How to make Umbrian pork sausages and other pig stories
My quest to unlock the secrets of Umbria’s rural culture, traditions and foods often gives me the opportunity of new and interesting explorations. Nothing makes me happier than sharing all this with those who seek a deeper understanding of the locals and their customs.
This week I have had the pleasure to host food-photographer extraordinaire Jenny Huang. She has visited us to discover Umbria’s unique produce and foods as well as to get to know the farmers who were affected by last year’s earthquake in Norcia, Umbria’s veritable culinary mecca. We got to Norcia last Tuesday just in time to attend the harvest of the last few lentil fields in the Piano Grande di Castelluccio.
When Jenny contacted me, I was initially worried. The relentless media campaigns showing over and over again images of the earthquake-induced destruction has severely jeopardized the economy of the whole area. Umbria has been marked as ***dangerous**** in big bold letters. As a result, much of the region has been devoid of tourists this year.
What the medias don’t say however, is that there is presently ***no danger*** if you visit Umbria. No more than visiting California or Japan. No more than going to Rome. However, so many of us are staring at our empty rooms, shops and restaurants and just hoping the press will stop selling our misfortune and let us get back to our lives and rebuild.
Fortunately, Jenny was not looking into feeding negative emotions. On the contrary, she wanted to highlight the magnificent food and landscape of Umbria and to show the resilience of the farmers. She understood how important it is to drive more visitors back to the region rather than scaring them away. That’s why I picked up the phone to know if it was at all possible to visit the farmers in Norcia and that’s how we managed to meet a very special Umbrian pig.
If you come to Umbria and I hope you will do so soon, you must get acquainted with this humble animal who eats everything and grows everywhere, and has sustained the Umbrians for centuries. Even if you don’t eat it, you must appreciate that the butchers from Norcia have been famous for over 2000 years and revered by the Romans for their art of curing the finest prosciutto and sausages.
If you are vegetarian, keep reading please, there will be food for you. Our mountainous land produces some of the most divine ingredients in the world: sensuous truffles, fragrant olive oil, ancient grains, a cornucopia of beans and lentils. There is high quality food to please every taste.
The lentils of Castelluccio are so important that they even make beer with it, which is actually excellent. And, in a full circle of sustainability, the leftovers of the cultivation are used to feed the pigs, a tradition of millennia.
And now, back to the pig. Because the pig runs the show here, especially when you get to taste the prosciutto. You know Pata Negra? this is way better, heartwarming, melt in the mouth, royal, a king of the cured meats. Prepare yourself because this is a flavor you will not forget.

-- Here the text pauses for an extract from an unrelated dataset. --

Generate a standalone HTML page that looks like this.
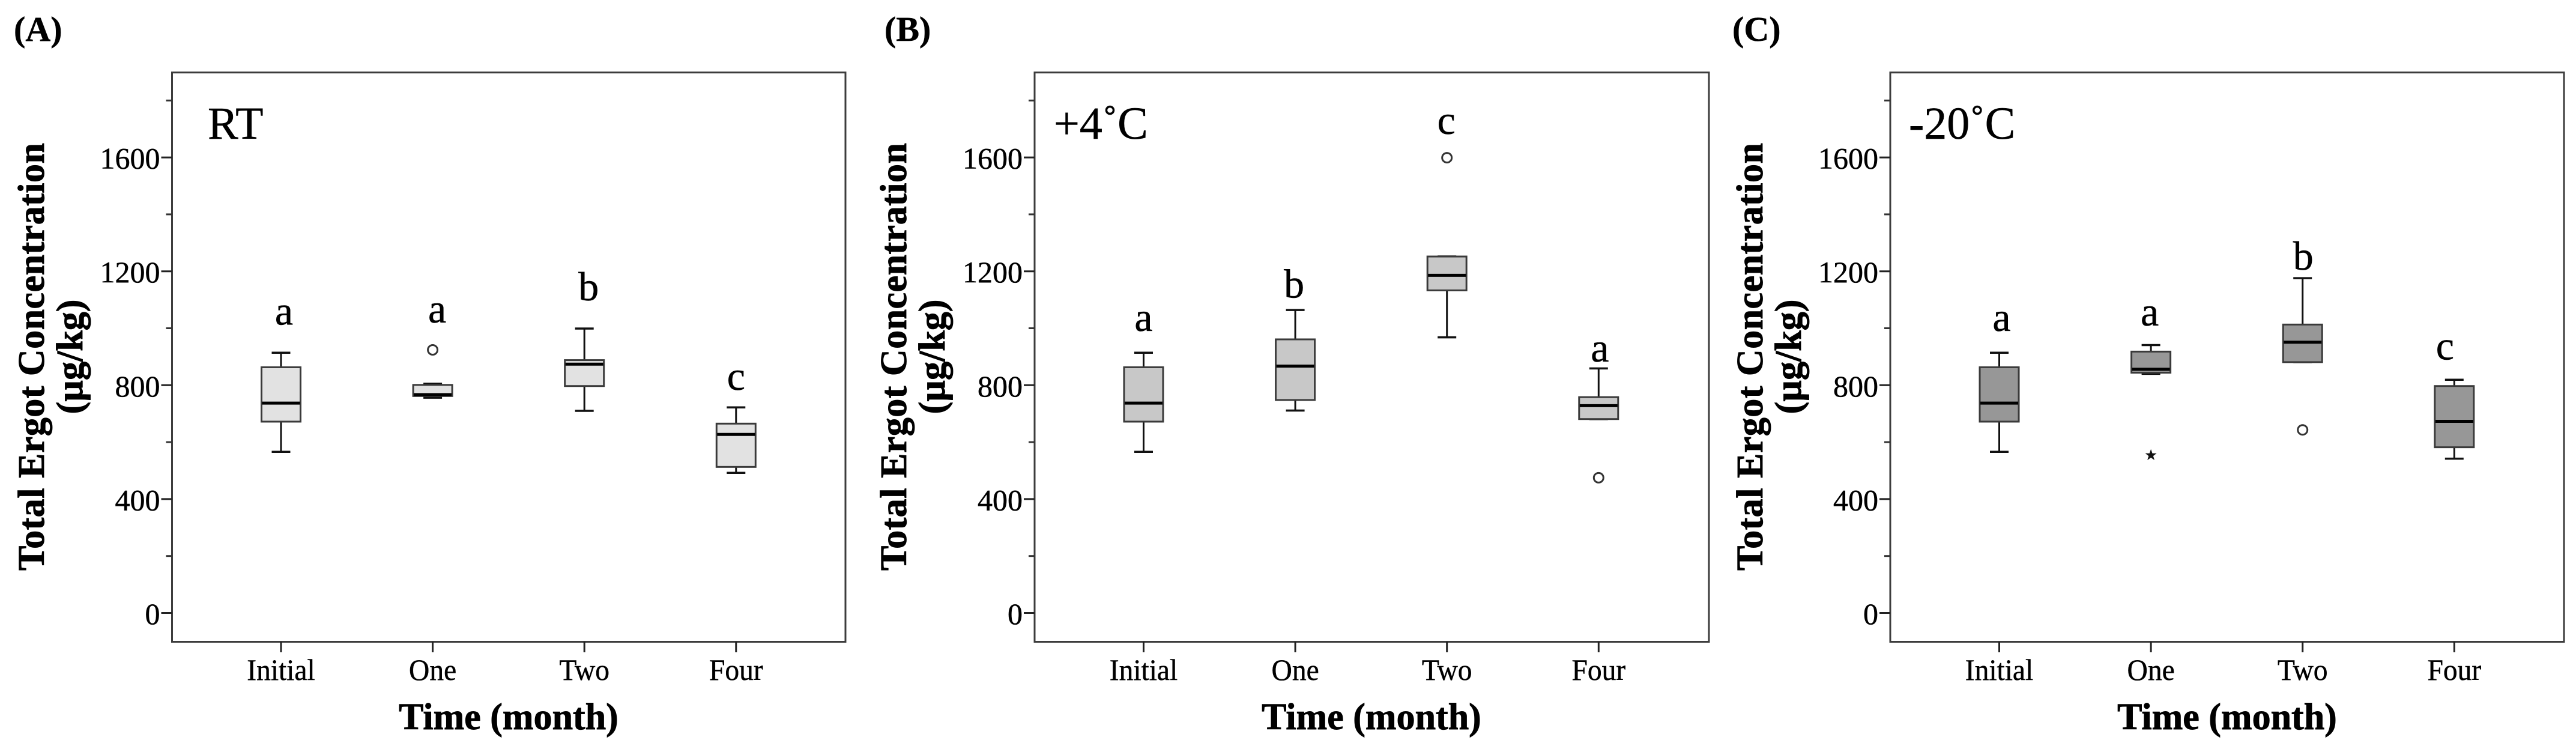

You don’t eat pork or beans? no problems: here in Umbria you will also find deeply delicious lamb and beef from the majestic Chianina cows. If you know where to look, eating local has never been so easy in rural Umbria. These gorgeous girls live down the road from us.
Back to our kitchen, Jenny’s introduction to the Umbrian ways was, obviously, a morning long lesson focussed on how to make stringozzi pasta. I hand rolled noodles, then we tossed them with a norcina cream sauce, made with fresh sausages (what else?) saute with onions and deglazed with white wine.
The next step was to know how sausages are made.
One of the funniest comments I have recently heard after one of my cooking classes was from a woman who especially appreciated my lecture on food quality. After a direct demonstration that better ingredients are the only way to better cooking, she mentioned: “now I understand why I need to have a relation with my butcher”.
Well, yes, I do take care to choose the best butchers.
Alessandro and Francesco have inherited the recipe of sausages from Mr. Pippetta, owner of one of the oldest butcher shops in our area. You will be surprised to see how incredibly simple it is and what minute amounts of condiments are necessary for several pounds of meat.
However, the young brothers have made several experiments to reproduce the flavor and texture of sausages a bygone time. For example, they smash the garlic slowly it until it looks like a semi-liquid paste. Alessandro says that the resulting flavor is better than chopping the cloves. And indeed, the results are superb.
I am sure Jenny will have a better video on her websites soon, but for now enjoy what I have been able to capture with my antique I-phone!
And please don’t forget: the true risks in visiting Umbria right now is indigestion. That is if you can’t stop yourself from tasting all this fabulous food. Thank you for your understanding :).